[Given request]
Retype the opening lines of the listing below, ending with the line that contains "import pandas as pd", and leave out any pictures.
--------------------
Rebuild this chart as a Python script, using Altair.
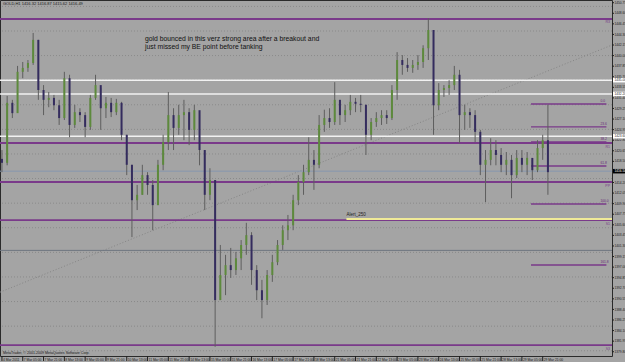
import altair as alt
import pandas as pd

# ---------------- data (GOLD, H1, 4-hour groups) ----------------
highs = [1420.8, 1431.8, 1431.0, 1437.9, 1438.7, 1439.1, 1444.6, 1443.2, 1434.0, 1432.6,
         1432.0, 1431.0, 1436.7, 1436.1, 1430.0, 1429.3, 1428.5, 1432.0, 1436.1, 1433.4,
         1431.6, 1431.4, 1431.2, 1430.6, 1423.9, 1417.8, 1413.7, 1417.8, 1416.3, 1414.7,
         1418.8, 1423.9, 1432.6, 1429.3, 1430.0, 1431.0, 1429.3, 1430.0, 1427.9, 1420.8,
         1417.1, 1414.7, 1401.5, 1399.5, 1400.9, 1400.1, 1402.5, 1406.0, 1404.1, 1397.4,
         1394.4, 1396.4, 1399.5, 1402.5, 1405.5, 1407.6, 1411.7, 1415.7, 1417.8, 1423.4,
         1420.8, 1427.9, 1429.0, 1429.3, 1434.6, 1431.0, 1430.0, 1432.0, 1431.4, 1432.0,
         1430.0, 1427.3, 1428.5, 1428.9, 1428.9, 1434.0, 1440.7, 1440.1, 1439.5, 1439.1,
         1440.1, 1442.1, 1447.6, 1445.2, 1434.4, 1434.0, 1435.0, 1437.9, 1437.1, 1430.0,
         1429.3, 1428.9, 1424.9, 1420.8, 1423.2, 1422.8, 1421.2, 1420.4, 1419.8, 1420.8,
         1420.8, 1420.4, 1418.8, 1422.8, 1423.9, 1430.0]
lows = [1416.3, 1417.7, 1427.3, 1428.5, 1435.4, 1436.7, 1438.1, 1431.0, 1427.9, 1429.5,
        1428.9, 1425.9, 1426.9, 1423.4, 1425.3, 1426.5, 1423.4, 1424.9, 1431.0, 1424.9,
        1427.3, 1427.5, 1427.9, 1422.8, 1415.7, 1403.1, 1408.6, 1411.7, 1411.7, 1404.5,
        1409.6, 1416.7, 1420.8, 1420.8, 1423.9, 1422.8, 1421.8, 1422.8, 1417.7, 1408.6,
        1410.6, 1380.8, 1390.3, 1391.3, 1394.8, 1395.4, 1396.4, 1399.5, 1393.4, 1390.3,
        1386.6, 1389.3, 1394.0, 1397.4, 1400.5, 1402.5, 1404.5, 1409.6, 1411.7, 1415.7,
        1412.7, 1417.1, 1424.5, 1425.3, 1425.9, 1425.9, 1426.5, 1427.9, 1428.5, 1428.5,
        1419.8, 1422.8, 1425.5, 1425.9, 1426.1, 1426.9, 1431.0, 1436.1, 1436.7, 1436.5,
        1437.1, 1437.5, 1439.1, 1423.9, 1428.9, 1431.6, 1432.0, 1433.0, 1422.2, 1424.9,
        1425.3, 1422.4, 1415.7, 1410.2, 1417.7, 1417.7, 1416.3, 1415.7, 1411.0, 1415.1,
        1416.3, 1415.7, 1414.7, 1416.3, 1418.8, 1411.7]
closes = [1418.2, 1430.4, 1428.3, 1436.7, 1437.5, 1438.5, 1443.2, 1433.0, 1431.0, 1431.4,
          1429.9, 1427.3, 1435.4, 1425.9, 1428.5, 1427.9, 1425.5, 1431.4, 1434.0, 1429.3,
          1430.4, 1428.5, 1430.4, 1423.9, 1417.8, 1410.6, 1411.7, 1415.7, 1413.7, 1409.6,
          1417.8, 1422.4, 1427.9, 1425.3, 1427.9, 1428.5, 1424.9, 1428.9, 1420.8, 1411.7,
          1414.7, 1390.3, 1395.4, 1397.4, 1396.4, 1398.8, 1401.5, 1403.5, 1396.4, 1392.3,
          1390.3, 1395.4, 1398.0, 1401.5, 1404.5, 1405.5, 1410.6, 1414.3, 1416.3, 1418.8,
          1417.8, 1425.9, 1427.3, 1426.5, 1431.0, 1427.9, 1428.9, 1430.6, 1430.2, 1430.0,
          1423.9, 1426.5, 1427.3, 1427.9, 1427.3, 1433.0, 1439.1, 1438.1, 1437.5, 1438.1,
          1438.7, 1441.5, 1445.2, 1429.9, 1433.0, 1433.4, 1434.0, 1436.1, 1427.9, 1428.5,
          1427.9, 1424.5, 1417.8, 1418.8, 1420.8, 1419.8, 1417.8, 1418.8, 1415.7, 1419.2,
          1417.8, 1419.2, 1416.7, 1421.2, 1422.8, 1416.3]
first_open = 1419.0
bars_per_candle = 4

time_labels = ["4 Mar 2011", "7 Mar 05:00", "7 Mar 21:00", "8 Mar 13:00", "9 Mar 05:00",
               "9 Mar 21:00", "10 Mar 13:00", "11 Mar 05:00", "11 Mar 21:00", "14 Mar 13:00",
               "15 Mar 05:00", "15 Mar 21:00", "16 Mar 13:00", "17 Mar 05:00", "17 Mar 21:00",
               "18 Mar 13:00", "21 Mar 05:00", "21 Mar 21:00", "22 Mar 13:00", "23 Mar 05:00",
               "23 Mar 21:00", "24 Mar 13:00", "25 Mar 05:00", "25 Mar 21:00", "28 Mar 13:00",
               "29 Mar 05:00", "29 Mar 21:00"]
bars_per_label = 16

price_labels = [1379.80, 1381.95, 1384.10, 1386.25, 1388.40, 1390.55, 1392.70, 1394.85,
                1397.00, 1399.15, 1401.30, 1403.45, 1405.60, 1407.75, 1409.90, 1412.05,
                1414.20, 1416.35, 1418.50, 1420.65, 1422.80, 1424.95, 1427.10, 1429.25,
                1431.40, 1433.55, 1435.70, 1437.85, 1440.00, 1442.15, 1444.30, 1446.45,
                1448.60, 1450.75]
grid_prices = [1380, 1385, 1390, 1395, 1400, 1405, 1410, 1415, 1420, 1425, 1430, 1435,
               1440, 1445, 1450]

pivot_levels = [1447.44, 1422.23, 1414.30, 1406.57, 1381.16]
pivot_names = ["R3", "R1", "PP", "S1", "S3"]
white_levels = [1435.0, 1432.2, 1423.6]
fib_levels = [1430.16, 1425.50, 1422.43, 1417.55, 1409.83, 1397.43]
fib_names = ["0.0", "23.6", "38.2", "61.8", "100.0", "161.8"]
fib_start_bar, fib_end_bar = 407, 465
current_price = 1416.5
gray_level = 1400.4
alert_level = 1406.8
alert_start_bar = 265
trend_bars = [-1.5, 469.3]
trend_prices = [1391.9, 1442.15]

header = "GOLD,H1  1416.32 1416.87 1415.62 1416.49"
note = ["gold bounced in this verz strong area after a breakout and",
        "just missed my BE point before tanking"]
footer = "MetaTrader, © 2001-2009 MetaQuotes Software Corp."

# ---------------- frames ----------------
opens = [first_open] + closes[:-1]
df = pd.DataFrame({
    "bar": [i * bars_per_candle for i in range(len(closes))],
    "open": opens, "high": highs, "low": lows, "close": closes,
})
df["up"] = df["close"] >= df["open"]

FONT = "Liberation Sans"
W, H = 612, 356
xs = alt.Scale(domain=[-1.5, 469.3], nice=False, zero=False)
ys = alt.Scale(domain=[1378.93, 1451.30], nice=False, zero=False)
X = lambda f: alt.X(f, scale=xs, axis=None)
Y = lambda f: alt.Y(f, scale=ys, axis=None)

grid = alt.Chart(pd.DataFrame({"p": grid_prices})).mark_rule(
    color="#8a8a8a", strokeWidth=1, strokeDash=[1, 2]).encode(y=Y("p:Q"))

trend = alt.Chart(pd.DataFrame({"b": trend_bars, "p": trend_prices})).mark_line(
    color="#858585", strokeWidth=1, strokeDash=[1, 2]).encode(x=X("b:Q"), y=Y("p:Q"))

white = alt.Chart(pd.DataFrame({"p": white_levels})).mark_rule(
    color="#f2f2f2", strokeWidth=1.6).encode(y=Y("p:Q"))
cur = alt.Chart(pd.DataFrame({"p": [current_price]})).mark_rule(
    color="#8898b0", strokeWidth=1).encode(y=Y("p:Q"))
gray = alt.Chart(pd.DataFrame({"p": [gray_level]})).mark_rule(
    color="#6e7680", strokeWidth=1).encode(y=Y("p:Q"))
pivots = alt.Chart(pd.DataFrame({"p": pivot_levels, "n": pivot_names})).mark_rule(
    color="#7a3a8a", strokeWidth=1.8).encode(y=Y("p:Q"))
pivot_txt = alt.Chart(pd.DataFrame({"p": pivot_levels, "n": pivot_names})).mark_text(
    font=FONT, fontSize=3.5, color="#7a3a8a", align="right", baseline="top", dy=1.5
).encode(x=alt.value(610), y=Y("p:Q"), text="n:N")

fib_df = pd.DataFrame({"p": fib_levels, "n": fib_names,
                       "s": [fib_start_bar] * len(fib_levels),
                       "e": [fib_end_bar] * len(fib_levels)})
fib = alt.Chart(fib_df).mark_rule(color="#7a3a8a", strokeWidth=1.4).encode(
    x=X("s:Q"), x2="e:Q", y=Y("p:Q"))
fib_txt = alt.Chart(fib_df).mark_text(
    font=FONT, fontSize=3.3, color="#6a2a7a", align="left", baseline="bottom", dx=-6, dy=-1
).encode(x=X("e:Q"), y=Y("p:Q"), text="n:N")

alert_df = pd.DataFrame({"s": [alert_start_bar], "e": [trend_bars[1]], "p": [alert_level],
                         "t": ["Alert_250"]})
alert = alt.Chart(alert_df).mark_rule(color="#f0ea98", strokeWidth=2).encode(
    x=X("s:Q"), x2="e:Q", y=Y("p:Q"))
alert_txt = alt.Chart(alert_df).mark_text(
    font=FONT, fontSize=4.5, color="#222", align="left", baseline="bottom", dy=-2
).encode(x=X("s:Q"), y=Y("p:Q"), text="t:N")

wick = alt.Chart(df).mark_rule(color="#5e5e5e", strokeWidth=1).encode(
    x=X("bar:Q"), y=Y("low:Q"), y2="high:Q")
body = alt.Chart(df).mark_rule(strokeWidth=2).encode(
    x=X("bar:Q"), y=Y("open:Q"), y2="close:Q",
    color=alt.Color("up:N", scale=alt.Scale(domain=[True, False],
                                            range=["#5d8a3c", "#342c5e"]), legend=None))

# right price axis
plab = pd.DataFrame({"p": price_labels, "t": [f"{v:.2f}" for v in price_labels]})
ptxt = alt.Chart(plab).mark_text(
    font=FONT, fontSize=3.2, color="#1a1a1a", align="left", baseline="middle"
).encode(x=alt.value(614.5), y=Y("p:Q"), text="t:N")
ptick = alt.Chart(plab).mark_rule(color="#202020").encode(
    x=alt.value(612), x2=alt.value(614), y=Y("p:Q"))
curbox = alt.Chart(pd.DataFrame({"p": [current_price], "t": [f"{current_price:.2f}"]}))
curbox_r = curbox.mark_rule(color="#000000", strokeWidth=4.5).encode(
    x=alt.value(613), x2=alt.value(625), y=Y("p:Q"))
curbox_t = curbox.mark_text(font=FONT, fontSize=3.2, color="white", align="left",
                            baseline="middle").encode(x=alt.value(614.5), y=Y("p:Q"), text="t:N")
wbox = alt.Chart(pd.DataFrame({"p": white_levels, "t": [f"{v:.2f}" for v in white_levels]}))
wbox_r = wbox.mark_rule(color="#ffffff", strokeWidth=4.5).encode(
    x=alt.value(613), x2=alt.value(625), y=Y("p:Q"))
wbox_t = wbox.mark_text(font=FONT, fontSize=3.2, color="#222", align="left",
                        baseline="middle").encode(x=alt.value(614.5), y=Y("p:Q"), text="t:N")

# time axis
tl = pd.DataFrame({"b": [i * bars_per_label for i in range(len(time_labels))], "t": time_labels})
ttxt = alt.Chart(tl).mark_text(
    font=FONT, fontSize=3.3, color="#1a1a1a", align="left", baseline="middle", dx=1
).encode(x=X("b:Q"), y=alt.value(359.5), text="t:N")
ttick = alt.Chart(tl).mark_rule(color="#202020").encode(
    x=X("b:Q"), y=alt.value(356), y2=alt.value(361))

texts = alt.Chart(pd.DataFrame({"t": note, "y": [41, 49]})).mark_text(
    font=FONT, fontSize=6.8, color="#111111", align="left", baseline="alphabetic"
).encode(x=alt.value(145), y=alt.Y("y:Q", scale=None), text="t:N")
head = alt.Chart(pd.DataFrame({"t": [header]})).mark_text(
    font=FONT, fontSize=4, color="#1a1a1a", align="left", baseline="middle"
).encode(x=alt.value(3), y=alt.value(4), text="t:N")
foot = alt.Chart(pd.DataFrame({"t": [footer]})).mark_text(
    font=FONT, fontSize=3.6, color="#1a1a1a", align="left", baseline="middle"
).encode(x=alt.value(3), y=alt.value(352.5), text="t:N")

chart = alt.layer(
    grid, trend, gray, cur, white, pivots, fib, alert,
    wick, body,
    pivot_txt, fib_txt, alert_txt,
    ptick, ptxt, wbox_r, wbox_t, curbox_r, curbox_t,
    ttick, ttxt, texts, head, foot,
).properties(
    width=W, height=H,
    autosize=alt.AutoSizeParams(type="none"),
    padding={"left": 0, "top": 0, "right": 13, "bottom": 6},
    background="#a4a4a4",
).configure_view(stroke="#2a2a2a", strokeWidth=1, fill="#a4a4a4")

chart.save("out.html", embed_options={"renderer": "svg", "actions": False})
--------------------
[Solution below]
Rebuild this chart as a Python script, using Altair.
import altair as alt
import pandas as pd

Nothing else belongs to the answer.